* Aim *
Gather all lines from the material that contain "code".

'''

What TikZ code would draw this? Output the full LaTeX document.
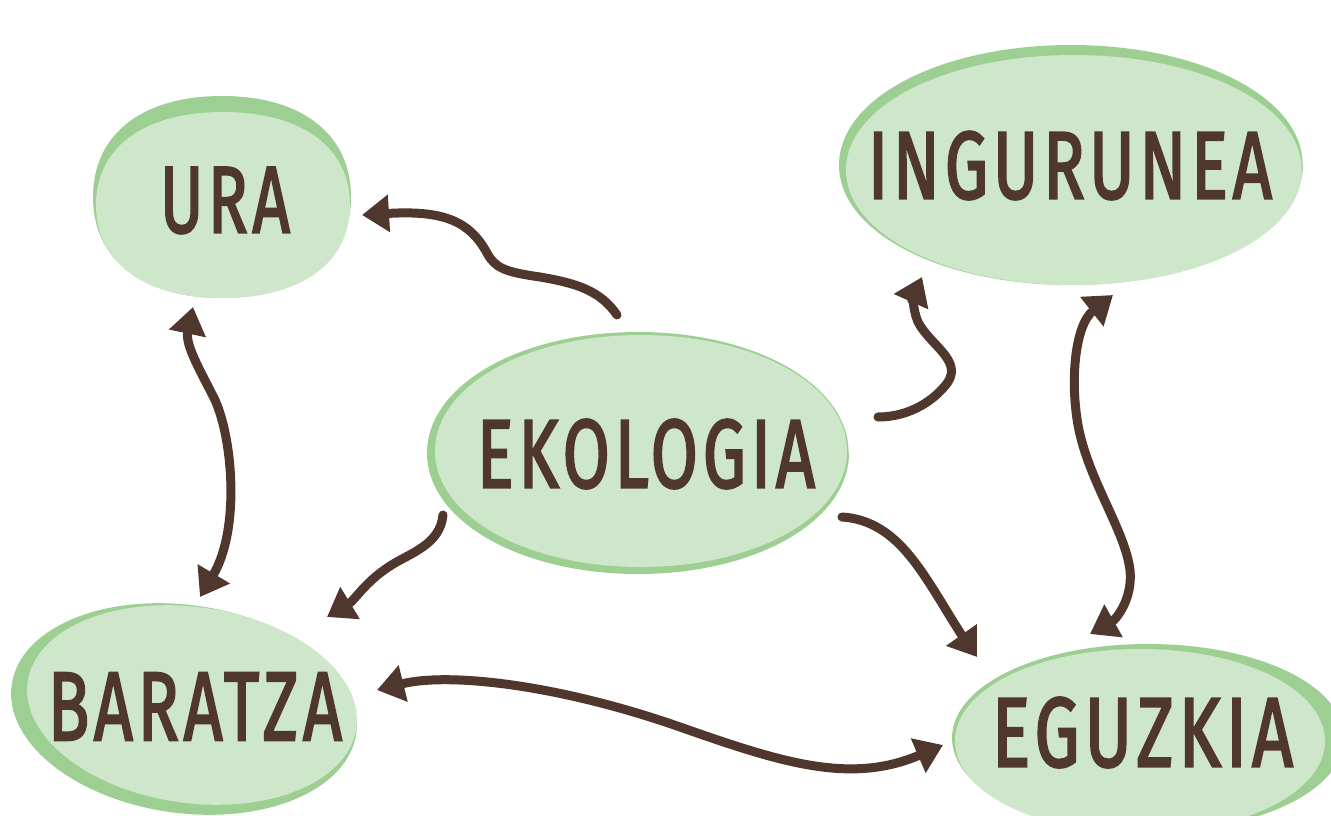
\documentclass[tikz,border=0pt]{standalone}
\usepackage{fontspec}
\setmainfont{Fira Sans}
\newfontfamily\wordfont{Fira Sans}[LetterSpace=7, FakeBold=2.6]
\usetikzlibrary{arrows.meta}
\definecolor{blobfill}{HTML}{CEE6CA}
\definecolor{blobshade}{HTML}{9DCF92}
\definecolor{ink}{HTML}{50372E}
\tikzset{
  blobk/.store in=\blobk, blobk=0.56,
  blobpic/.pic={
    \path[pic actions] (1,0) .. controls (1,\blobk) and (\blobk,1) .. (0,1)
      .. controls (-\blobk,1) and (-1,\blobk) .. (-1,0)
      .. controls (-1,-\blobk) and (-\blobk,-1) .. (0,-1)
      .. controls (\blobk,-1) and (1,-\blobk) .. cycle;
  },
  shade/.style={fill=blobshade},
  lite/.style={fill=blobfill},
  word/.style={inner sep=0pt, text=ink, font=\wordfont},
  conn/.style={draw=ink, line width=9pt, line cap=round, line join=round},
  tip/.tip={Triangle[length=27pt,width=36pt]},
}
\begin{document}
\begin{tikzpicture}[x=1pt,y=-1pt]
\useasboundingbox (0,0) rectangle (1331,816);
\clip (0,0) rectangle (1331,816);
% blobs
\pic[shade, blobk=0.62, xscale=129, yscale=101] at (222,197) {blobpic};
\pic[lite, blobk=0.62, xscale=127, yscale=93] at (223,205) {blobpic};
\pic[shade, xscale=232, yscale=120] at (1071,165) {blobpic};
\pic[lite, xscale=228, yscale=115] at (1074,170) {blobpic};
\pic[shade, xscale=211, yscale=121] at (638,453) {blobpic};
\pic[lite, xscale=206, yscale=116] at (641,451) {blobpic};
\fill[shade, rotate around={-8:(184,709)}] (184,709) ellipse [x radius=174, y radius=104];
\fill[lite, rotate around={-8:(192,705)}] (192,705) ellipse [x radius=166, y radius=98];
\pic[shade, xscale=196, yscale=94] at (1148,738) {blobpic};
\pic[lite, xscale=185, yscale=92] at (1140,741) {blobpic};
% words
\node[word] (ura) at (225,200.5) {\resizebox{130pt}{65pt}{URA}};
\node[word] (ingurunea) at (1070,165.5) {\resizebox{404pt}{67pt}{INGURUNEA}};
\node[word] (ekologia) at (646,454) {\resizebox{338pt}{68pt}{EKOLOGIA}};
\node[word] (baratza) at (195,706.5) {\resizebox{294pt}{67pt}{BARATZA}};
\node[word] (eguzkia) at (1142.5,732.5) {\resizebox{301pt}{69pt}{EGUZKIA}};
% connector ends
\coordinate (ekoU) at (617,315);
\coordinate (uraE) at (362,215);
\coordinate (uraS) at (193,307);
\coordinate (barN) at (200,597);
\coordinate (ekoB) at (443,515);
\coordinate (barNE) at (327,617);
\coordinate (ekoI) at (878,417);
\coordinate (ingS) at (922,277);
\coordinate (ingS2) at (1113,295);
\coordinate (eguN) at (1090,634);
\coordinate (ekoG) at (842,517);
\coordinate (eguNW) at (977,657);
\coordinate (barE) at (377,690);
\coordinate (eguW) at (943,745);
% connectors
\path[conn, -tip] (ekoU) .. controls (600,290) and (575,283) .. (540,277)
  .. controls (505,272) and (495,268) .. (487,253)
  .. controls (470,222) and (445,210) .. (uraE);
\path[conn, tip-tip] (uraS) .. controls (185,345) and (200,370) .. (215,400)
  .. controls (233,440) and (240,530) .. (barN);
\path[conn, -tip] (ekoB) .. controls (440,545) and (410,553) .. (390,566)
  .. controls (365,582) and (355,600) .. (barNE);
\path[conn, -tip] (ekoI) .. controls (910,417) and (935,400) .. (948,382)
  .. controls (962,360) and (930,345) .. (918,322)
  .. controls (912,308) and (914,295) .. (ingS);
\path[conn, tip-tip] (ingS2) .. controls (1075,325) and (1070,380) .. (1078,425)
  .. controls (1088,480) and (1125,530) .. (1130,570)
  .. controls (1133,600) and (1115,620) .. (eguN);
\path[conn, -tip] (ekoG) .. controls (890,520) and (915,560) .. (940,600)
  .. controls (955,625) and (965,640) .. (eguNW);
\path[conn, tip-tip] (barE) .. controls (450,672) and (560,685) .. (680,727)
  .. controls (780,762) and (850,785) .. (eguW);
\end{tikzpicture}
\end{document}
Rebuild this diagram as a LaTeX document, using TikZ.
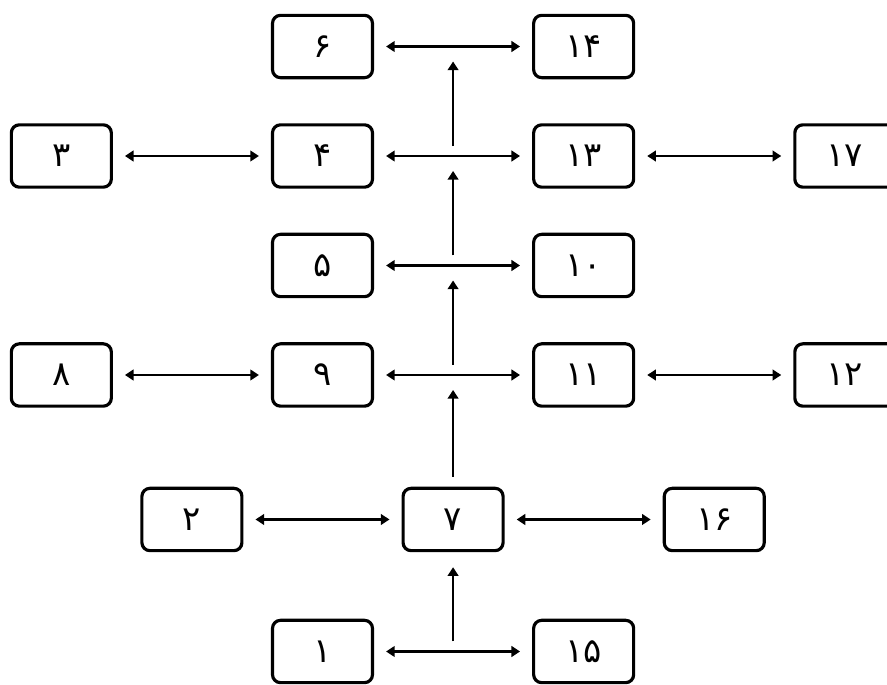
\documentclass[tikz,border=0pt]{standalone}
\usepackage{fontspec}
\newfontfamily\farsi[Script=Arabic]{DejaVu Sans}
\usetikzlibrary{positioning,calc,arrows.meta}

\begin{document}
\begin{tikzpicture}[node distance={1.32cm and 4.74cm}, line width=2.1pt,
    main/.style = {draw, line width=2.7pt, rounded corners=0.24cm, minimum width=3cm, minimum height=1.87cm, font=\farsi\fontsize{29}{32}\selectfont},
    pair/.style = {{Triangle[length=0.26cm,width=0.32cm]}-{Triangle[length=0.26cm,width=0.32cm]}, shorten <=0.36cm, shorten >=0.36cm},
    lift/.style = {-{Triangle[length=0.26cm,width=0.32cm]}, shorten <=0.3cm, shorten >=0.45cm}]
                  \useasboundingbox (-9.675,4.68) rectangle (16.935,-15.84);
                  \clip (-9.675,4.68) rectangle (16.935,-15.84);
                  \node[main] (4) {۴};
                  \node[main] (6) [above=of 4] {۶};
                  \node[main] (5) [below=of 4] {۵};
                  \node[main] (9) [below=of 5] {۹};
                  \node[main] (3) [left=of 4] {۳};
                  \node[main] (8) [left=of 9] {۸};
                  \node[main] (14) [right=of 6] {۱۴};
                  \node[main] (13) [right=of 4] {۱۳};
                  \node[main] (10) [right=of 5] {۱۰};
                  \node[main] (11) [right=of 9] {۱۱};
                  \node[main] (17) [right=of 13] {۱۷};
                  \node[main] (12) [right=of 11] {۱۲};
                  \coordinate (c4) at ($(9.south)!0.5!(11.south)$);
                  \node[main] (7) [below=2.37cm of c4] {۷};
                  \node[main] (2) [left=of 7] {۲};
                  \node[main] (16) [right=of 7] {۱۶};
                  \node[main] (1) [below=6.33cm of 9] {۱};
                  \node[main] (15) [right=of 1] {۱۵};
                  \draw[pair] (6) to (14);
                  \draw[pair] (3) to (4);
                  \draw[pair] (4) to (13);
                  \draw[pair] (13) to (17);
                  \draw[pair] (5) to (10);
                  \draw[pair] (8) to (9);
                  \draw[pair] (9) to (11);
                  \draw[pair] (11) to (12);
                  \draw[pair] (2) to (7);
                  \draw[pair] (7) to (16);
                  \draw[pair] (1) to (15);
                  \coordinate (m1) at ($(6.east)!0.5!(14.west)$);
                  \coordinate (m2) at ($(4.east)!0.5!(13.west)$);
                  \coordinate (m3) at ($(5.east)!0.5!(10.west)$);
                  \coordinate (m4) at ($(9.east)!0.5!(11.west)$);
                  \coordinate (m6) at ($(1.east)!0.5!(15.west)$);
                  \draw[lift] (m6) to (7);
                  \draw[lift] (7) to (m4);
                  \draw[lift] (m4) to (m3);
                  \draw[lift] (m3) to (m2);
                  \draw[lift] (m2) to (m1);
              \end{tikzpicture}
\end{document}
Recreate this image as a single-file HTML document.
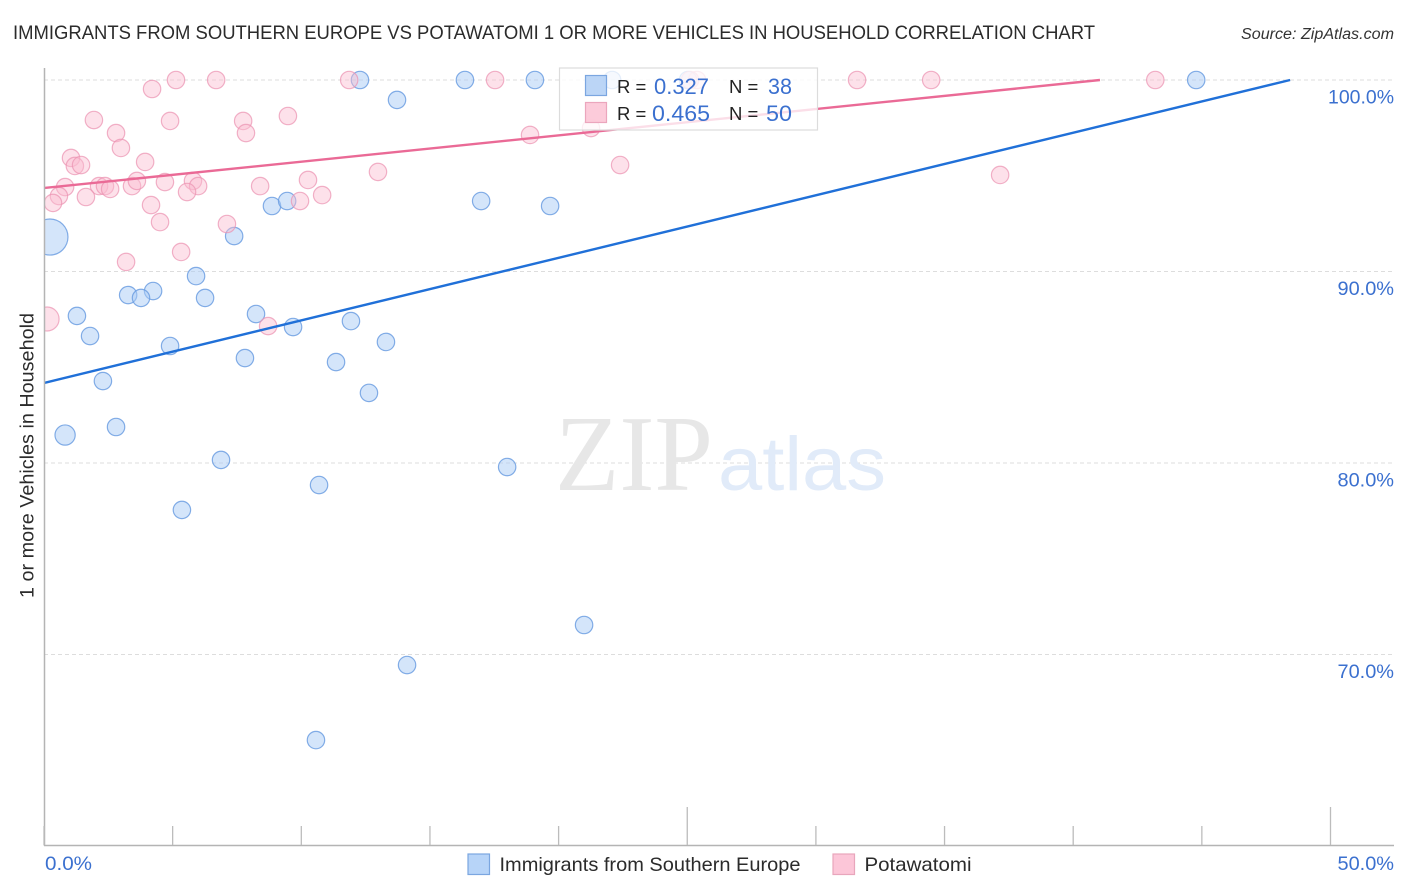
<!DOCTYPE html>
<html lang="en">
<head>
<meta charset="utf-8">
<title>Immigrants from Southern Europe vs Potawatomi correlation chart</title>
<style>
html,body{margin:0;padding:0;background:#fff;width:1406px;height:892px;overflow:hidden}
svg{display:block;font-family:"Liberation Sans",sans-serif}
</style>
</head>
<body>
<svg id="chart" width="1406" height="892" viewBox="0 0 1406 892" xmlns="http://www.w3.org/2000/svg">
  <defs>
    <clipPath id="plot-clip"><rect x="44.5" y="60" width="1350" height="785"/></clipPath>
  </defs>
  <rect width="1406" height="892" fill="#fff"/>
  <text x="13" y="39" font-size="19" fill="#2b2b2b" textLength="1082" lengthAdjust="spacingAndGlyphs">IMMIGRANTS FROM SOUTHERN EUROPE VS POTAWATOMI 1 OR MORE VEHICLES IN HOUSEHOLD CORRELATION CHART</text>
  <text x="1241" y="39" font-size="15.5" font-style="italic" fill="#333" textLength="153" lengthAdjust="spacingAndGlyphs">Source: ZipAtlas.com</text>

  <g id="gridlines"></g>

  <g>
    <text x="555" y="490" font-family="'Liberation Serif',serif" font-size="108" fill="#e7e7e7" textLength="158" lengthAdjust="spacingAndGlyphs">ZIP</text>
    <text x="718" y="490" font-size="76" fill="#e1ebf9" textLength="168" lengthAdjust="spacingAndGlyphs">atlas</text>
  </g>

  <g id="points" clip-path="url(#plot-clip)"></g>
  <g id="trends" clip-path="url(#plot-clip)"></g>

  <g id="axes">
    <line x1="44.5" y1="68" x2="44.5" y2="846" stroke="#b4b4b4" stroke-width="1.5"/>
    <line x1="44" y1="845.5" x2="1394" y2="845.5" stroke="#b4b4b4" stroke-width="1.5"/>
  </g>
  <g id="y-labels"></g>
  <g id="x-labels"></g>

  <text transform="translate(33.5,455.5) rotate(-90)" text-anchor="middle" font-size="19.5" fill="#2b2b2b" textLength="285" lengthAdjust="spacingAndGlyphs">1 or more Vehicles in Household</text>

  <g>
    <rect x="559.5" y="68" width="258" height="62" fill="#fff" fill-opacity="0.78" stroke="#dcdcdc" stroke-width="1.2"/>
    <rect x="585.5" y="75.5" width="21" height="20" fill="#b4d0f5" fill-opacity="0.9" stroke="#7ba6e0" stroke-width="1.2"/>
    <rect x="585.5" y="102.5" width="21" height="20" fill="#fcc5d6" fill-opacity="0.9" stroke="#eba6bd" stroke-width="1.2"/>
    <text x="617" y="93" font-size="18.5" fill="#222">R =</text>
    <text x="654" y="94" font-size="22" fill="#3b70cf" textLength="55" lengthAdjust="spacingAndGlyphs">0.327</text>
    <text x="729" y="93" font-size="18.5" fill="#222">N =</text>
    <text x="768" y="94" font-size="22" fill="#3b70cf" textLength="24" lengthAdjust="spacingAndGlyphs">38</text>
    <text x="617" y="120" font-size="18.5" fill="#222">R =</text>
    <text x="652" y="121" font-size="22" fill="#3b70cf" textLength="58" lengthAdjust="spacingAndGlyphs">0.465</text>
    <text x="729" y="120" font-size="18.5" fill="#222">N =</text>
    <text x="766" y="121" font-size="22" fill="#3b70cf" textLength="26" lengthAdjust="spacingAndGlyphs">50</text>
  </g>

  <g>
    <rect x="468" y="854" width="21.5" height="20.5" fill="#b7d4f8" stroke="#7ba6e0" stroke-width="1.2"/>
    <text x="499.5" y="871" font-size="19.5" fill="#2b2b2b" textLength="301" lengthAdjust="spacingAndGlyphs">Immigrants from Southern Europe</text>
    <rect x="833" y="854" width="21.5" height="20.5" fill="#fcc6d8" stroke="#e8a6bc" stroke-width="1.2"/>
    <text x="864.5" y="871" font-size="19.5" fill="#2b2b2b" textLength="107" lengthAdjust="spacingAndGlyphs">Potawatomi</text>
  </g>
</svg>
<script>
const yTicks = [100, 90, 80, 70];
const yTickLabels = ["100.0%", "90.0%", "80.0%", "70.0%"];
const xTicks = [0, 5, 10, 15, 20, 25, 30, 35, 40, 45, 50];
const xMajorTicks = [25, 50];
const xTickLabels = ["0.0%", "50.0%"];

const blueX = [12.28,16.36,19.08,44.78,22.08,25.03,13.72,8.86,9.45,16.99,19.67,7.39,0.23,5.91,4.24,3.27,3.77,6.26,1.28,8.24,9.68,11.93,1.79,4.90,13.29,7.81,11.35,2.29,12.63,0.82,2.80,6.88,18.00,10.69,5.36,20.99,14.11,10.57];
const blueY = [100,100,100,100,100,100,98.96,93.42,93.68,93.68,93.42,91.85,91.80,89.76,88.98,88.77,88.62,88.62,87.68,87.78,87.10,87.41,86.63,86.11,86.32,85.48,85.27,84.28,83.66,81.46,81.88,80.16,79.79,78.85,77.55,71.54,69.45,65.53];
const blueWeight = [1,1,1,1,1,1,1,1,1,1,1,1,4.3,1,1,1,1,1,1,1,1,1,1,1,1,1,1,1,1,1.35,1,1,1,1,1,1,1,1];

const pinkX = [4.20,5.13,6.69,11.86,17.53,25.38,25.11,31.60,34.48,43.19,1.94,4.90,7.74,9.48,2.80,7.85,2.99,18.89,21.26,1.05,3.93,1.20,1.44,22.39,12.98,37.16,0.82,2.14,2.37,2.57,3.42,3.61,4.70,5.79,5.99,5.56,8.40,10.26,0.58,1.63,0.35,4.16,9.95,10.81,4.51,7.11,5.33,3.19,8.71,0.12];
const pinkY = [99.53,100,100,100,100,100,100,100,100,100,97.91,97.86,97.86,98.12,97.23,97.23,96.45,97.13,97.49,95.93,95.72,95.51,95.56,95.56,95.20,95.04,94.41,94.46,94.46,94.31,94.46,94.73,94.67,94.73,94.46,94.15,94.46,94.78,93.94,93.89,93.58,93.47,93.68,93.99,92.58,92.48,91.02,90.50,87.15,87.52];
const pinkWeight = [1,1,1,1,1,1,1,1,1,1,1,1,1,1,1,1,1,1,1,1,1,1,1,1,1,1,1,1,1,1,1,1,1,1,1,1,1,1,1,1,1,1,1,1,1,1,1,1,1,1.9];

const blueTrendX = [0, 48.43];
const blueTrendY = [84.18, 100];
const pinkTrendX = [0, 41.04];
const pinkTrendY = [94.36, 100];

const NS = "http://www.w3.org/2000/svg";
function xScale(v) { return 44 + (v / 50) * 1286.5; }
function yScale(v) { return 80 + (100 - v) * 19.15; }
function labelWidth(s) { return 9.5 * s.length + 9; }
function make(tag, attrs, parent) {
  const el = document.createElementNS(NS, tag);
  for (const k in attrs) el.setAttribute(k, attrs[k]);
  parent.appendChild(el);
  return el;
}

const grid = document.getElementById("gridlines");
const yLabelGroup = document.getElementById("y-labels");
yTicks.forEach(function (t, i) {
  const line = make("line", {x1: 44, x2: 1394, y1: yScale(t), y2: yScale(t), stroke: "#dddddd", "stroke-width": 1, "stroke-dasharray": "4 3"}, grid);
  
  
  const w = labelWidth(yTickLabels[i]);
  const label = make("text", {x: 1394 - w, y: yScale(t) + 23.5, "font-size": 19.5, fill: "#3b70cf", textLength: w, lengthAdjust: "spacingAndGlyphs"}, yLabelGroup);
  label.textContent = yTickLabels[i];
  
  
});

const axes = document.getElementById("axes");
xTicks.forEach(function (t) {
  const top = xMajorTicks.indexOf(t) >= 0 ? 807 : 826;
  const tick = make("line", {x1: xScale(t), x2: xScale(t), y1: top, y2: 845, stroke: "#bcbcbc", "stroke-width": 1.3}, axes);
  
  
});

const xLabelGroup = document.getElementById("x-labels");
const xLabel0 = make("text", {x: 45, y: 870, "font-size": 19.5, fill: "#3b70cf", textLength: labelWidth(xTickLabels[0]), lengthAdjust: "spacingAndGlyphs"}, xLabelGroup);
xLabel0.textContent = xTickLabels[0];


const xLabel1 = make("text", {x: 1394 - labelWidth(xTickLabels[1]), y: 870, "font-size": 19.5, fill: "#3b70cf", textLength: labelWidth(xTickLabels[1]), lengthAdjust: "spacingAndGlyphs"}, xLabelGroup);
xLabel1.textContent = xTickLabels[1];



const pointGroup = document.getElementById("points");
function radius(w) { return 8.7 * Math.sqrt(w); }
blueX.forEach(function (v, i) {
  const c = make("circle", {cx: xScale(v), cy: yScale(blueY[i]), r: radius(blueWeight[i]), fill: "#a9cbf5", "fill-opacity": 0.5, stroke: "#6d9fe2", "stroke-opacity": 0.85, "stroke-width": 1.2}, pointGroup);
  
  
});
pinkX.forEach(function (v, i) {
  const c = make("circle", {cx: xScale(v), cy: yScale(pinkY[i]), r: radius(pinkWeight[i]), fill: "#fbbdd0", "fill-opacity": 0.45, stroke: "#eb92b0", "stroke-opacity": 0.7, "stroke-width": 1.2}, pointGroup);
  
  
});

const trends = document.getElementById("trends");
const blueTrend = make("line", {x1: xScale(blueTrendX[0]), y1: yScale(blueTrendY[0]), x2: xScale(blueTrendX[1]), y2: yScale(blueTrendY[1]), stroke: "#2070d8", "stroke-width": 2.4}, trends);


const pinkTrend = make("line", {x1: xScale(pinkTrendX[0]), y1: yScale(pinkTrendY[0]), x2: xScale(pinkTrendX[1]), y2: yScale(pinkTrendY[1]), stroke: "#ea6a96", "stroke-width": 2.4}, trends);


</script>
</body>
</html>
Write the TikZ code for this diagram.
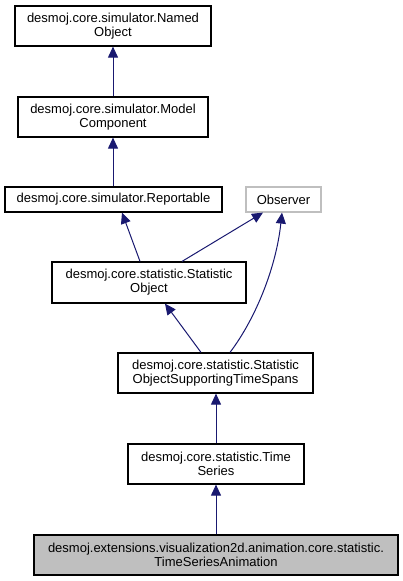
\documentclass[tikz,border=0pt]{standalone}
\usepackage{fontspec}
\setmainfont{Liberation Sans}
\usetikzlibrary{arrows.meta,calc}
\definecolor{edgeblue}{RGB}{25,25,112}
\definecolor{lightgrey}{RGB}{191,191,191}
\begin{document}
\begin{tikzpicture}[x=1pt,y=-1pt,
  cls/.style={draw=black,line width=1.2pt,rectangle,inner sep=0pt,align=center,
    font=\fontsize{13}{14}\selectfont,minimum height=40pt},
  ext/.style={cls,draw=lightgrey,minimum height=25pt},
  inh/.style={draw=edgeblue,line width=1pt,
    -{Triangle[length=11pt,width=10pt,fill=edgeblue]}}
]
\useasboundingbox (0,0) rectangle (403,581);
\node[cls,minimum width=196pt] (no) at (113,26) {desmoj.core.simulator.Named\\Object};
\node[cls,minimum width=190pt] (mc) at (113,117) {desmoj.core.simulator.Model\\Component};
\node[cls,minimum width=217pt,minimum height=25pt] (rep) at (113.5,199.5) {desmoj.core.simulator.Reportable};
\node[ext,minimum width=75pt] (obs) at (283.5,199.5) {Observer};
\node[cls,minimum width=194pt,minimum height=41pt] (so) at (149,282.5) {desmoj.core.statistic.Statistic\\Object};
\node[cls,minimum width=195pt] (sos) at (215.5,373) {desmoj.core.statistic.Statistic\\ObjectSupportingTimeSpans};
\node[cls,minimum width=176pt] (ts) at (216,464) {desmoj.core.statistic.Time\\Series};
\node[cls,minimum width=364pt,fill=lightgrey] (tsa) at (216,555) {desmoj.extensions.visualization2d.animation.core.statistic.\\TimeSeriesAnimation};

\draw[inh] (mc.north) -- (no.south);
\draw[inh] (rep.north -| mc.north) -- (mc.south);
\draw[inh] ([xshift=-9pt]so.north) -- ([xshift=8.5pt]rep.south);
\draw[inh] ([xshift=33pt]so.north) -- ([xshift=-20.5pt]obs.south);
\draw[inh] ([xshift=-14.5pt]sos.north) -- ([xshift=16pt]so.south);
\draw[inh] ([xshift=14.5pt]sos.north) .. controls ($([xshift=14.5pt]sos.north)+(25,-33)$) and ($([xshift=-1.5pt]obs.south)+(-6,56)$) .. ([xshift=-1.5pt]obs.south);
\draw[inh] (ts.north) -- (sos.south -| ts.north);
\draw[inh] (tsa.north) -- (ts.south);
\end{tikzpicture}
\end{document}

'''

* Answer to this task *
What TikZ code would draw this? Output the full LaTeX document.
Write the TikZ code for this diagram.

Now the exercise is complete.